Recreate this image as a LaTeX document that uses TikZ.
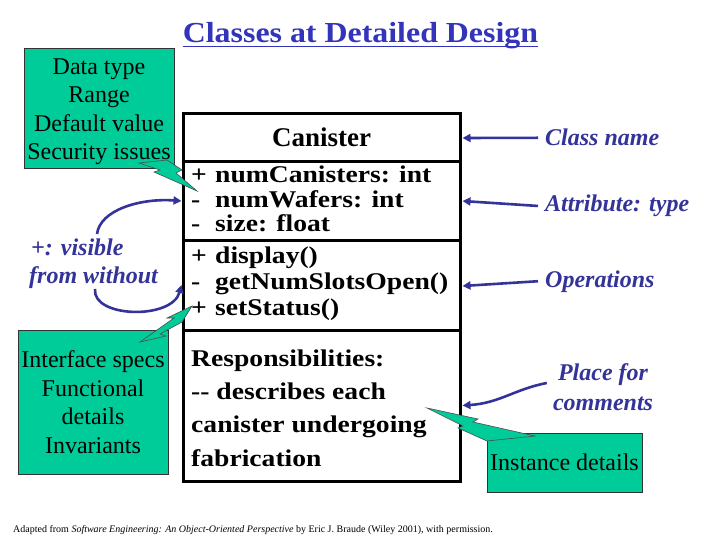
\documentclass[tikz,border=0pt]{standalone}
\usepackage{fontspec}
\setmainfont{Liberation Serif}
\newfontfamily\titleserif[FakeStretch=1.1]{Liberation Serif}
\newfontfamily\wideserif[FakeStretch=1.15]{Liberation Serif}
\usetikzlibrary{arrows.meta}

\definecolor{titleblue}{RGB}{51,51,187}
\definecolor{noteblue}{RGB}{51,51,153}
\definecolor{notegreen}{RGB}{0,204,153}

% sign column of a member line
\newcommand{\vis}[1]{\makebox[24pt][l]{#1}}

\tikzset{
  greennote/.style={draw=black!80, line width=0.8pt, fill=notegreen, inner sep=0},
  notetext/.style={inner sep=0, align=center, font=\fontsize{24}{28.5}\selectfont},
  bolt/.style={draw=black!70, line width=0.6pt, fill=notegreen},
  compart/.style={draw, line width=3pt, inner sep=0, minimum width=277},
  membertext/.style={anchor=base west, inner sep=0, font=\wideserif\bfseries\fontsize{24}{24}\selectfont},
  bluelabel/.style={anchor=base west, inner sep=0, text=noteblue, font=\bfseries\itshape\fontsize{24}{30}\selectfont},
  labelarrow/.style={draw=noteblue, line width=2.6pt, -{Triangle[length=8pt,width=8pt]}},
}

\begin{document}
\begin{tikzpicture}[x=1pt, y=-1pt]
\useasboundingbox (0,0) rectangle (720,540);

% Title
\node[anchor=base, inner sep=0, text=titleblue,
  font=\titleserif\bfseries\fontsize{29}{29}\selectfont] (title) at (360.5,43) {Classes at Detailed Design};
\draw[titleblue, line width=1.8pt] ([yshift=-3.5]title.base west) -- ([yshift=-3.5]title.base east);

% Green notes
\node[greennote, minimum width=150, minimum height=120] (datanote) at (99,108) {};
\node[notetext] (datatext) at (99,111.7) {Data type\\Range\\Default value\\Security issues};
\node[greennote, notetext, minimum width=150, minimum height=144] (ifacenote) at (93,402)
  {Interface specs\\Functional\\details\\Invariants};
\node[greennote, notetext, minimum width=155, minimum height=59] (instnote) at (564.5,462.5) {Instance details};

% Class compartments
\node[compart, minimum height=48] (cname) at (321.5,138) {};
\node[compart, minimum height=78] (attrs) at (321.5,201) {};
\node[compart, minimum height=90] (ops) at (321.5,285) {};
\node[compart, minimum height=151] (resp) at (321.5,405.5) {};

\node[anchor=base, inner sep=0, font=\bfseries\fontsize{27}{27}\selectfont] (clsnametext) at (321.5,147) {Canister};

\node[membertext] (attra) at (191,183) {\vis{+}numCanisters: int};
\node[membertext] (attrb) at (191,207.5) {\vis{-}numWafers: int};
\node[membertext] (attrc) at (191,232) {\vis{-}size: float};

\node[membertext] (opa) at (191,263) {\vis{+}display()};
\node[membertext] (opb) at (191,289) {\vis{-}getNumSlotsOpen()};
\node[membertext] (opc) at (191,315) {\vis{+}setStatus()};

\node[membertext] (respa) at (191,366) {Responsibilities:};
\node[membertext] (respb) at (191,399) {-{}- describes each};
\node[membertext] (respc) at (191,432) {canister undergoing};
\node[membertext] (respd) at (191,466) {fabrication};

% Lightning callouts
\draw[bolt] (139,163) -- (160,170) -- (154,172) -- (197,191) -- (176,173) -- (182,170) -- (167,160) -- cycle;
\draw[bolt] (192,306) -- (167,318) -- (174,318) -- (140,342) -- (166,336) -- (160,334) -- (182,322) -- cycle;
\draw[bolt] (427,408) -- (478,419) -- (473,422) -- (535,436) -- (487,441) -- (458,428) -- (463,426) -- cycle;

% Blue labels
\node[bluelabel] (clsname) at (545,146) {Class name};
\node[bluelabel] (attrlabel) at (545,211.7) {Attribute: type};
\node[bluelabel] (oplabel) at (545,287) {Operations};
\node[bluelabel, anchor=center, align=center] (comments) at (603,387) {Place for\\comments};
\node[bluelabel] (visible) at (31,255) {+: visible};
\node[bluelabel] (without) at (29,283) {from without};

\coordinate (vistop) at (97,234);
\coordinate (withoutbot) at (95,289);

% Arrows
\draw[labelarrow] ([xshift=-7]clsname.west) -- ([xshift=1]cname.east);
\draw[labelarrow] ([xshift=-7]attrlabel.west) -- ([xshift=1]attrs.east);
\draw[labelarrow] ([xshift=-7]oplabel.west) -- ([xshift=1,yshift=-1]ops.east);
\draw[labelarrow] ([xshift=-6,yshift=4]comments.west) .. controls (515,389) and (500,403) .. ([xshift=1]resp.east);
\draw[labelarrow] (vistop) .. controls (100,210) and (140,198) .. (attrs.west);
\draw[labelarrow] (withoutbot) .. controls (92,318) and (172,320) .. (ops.west);

% Credit line
\node[anchor=base west, inner sep=0, font=\fontsize{10}{10}\selectfont] (credit) at (13,532)
  {Adapted from \textit{Software Engineering: An Object-Oriented Perspective} by Eric J. Braude (Wiley 2001), with permission.};
\end{tikzpicture}
\end{document}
++++++++
- [Given exercise]
Make an exact copy of the lines from the top of the material through the line with "-- ([yshift=-3.5]title.base east);", pictures excluded.

- [Solution]
Recreate this image as a LaTeX document that uses TikZ.
\documentclass[tikz,border=0pt]{standalone}
\usepackage{fontspec}
\setmainfont{Liberation Serif}
\newfontfamily\titleserif[FakeStretch=1.1]{Liberation Serif}
\newfontfamily\wideserif[FakeStretch=1.15]{Liberation Serif}
\usetikzlibrary{arrows.meta}

\definecolor{titleblue}{RGB}{51,51,187}
\definecolor{noteblue}{RGB}{51,51,153}
\definecolor{notegreen}{RGB}{0,204,153}

% sign column of a member line
\newcommand{\vis}[1]{\makebox[24pt][l]{#1}}

\tikzset{
  greennote/.style={draw=black!80, line width=0.8pt, fill=notegreen, inner sep=0},
  notetext/.style={inner sep=0, align=center, font=\fontsize{24}{28.5}\selectfont},
  bolt/.style={draw=black!70, line width=0.6pt, fill=notegreen},
  compart/.style={draw, line width=3pt, inner sep=0, minimum width=277},
  membertext/.style={anchor=base west, inner sep=0, font=\wideserif\bfseries\fontsize{24}{24}\selectfont},
  bluelabel/.style={anchor=base west, inner sep=0, text=noteblue, font=\bfseries\itshape\fontsize{24}{30}\selectfont},
  labelarrow/.style={draw=noteblue, line width=2.6pt, -{Triangle[length=8pt,width=8pt]}},
}

\begin{document}
\begin{tikzpicture}[x=1pt, y=-1pt]
\useasboundingbox (0,0) rectangle (720,540);

% Title
\node[anchor=base, inner sep=0, text=titleblue,
  font=\titleserif\bfseries\fontsize{29}{29}\selectfont] (title) at (360.5,43) {Classes at Detailed Design};
\draw[titleblue, line width=1.8pt] ([yshift=-3.5]title.base west) -- ([yshift=-3.5]title.base east);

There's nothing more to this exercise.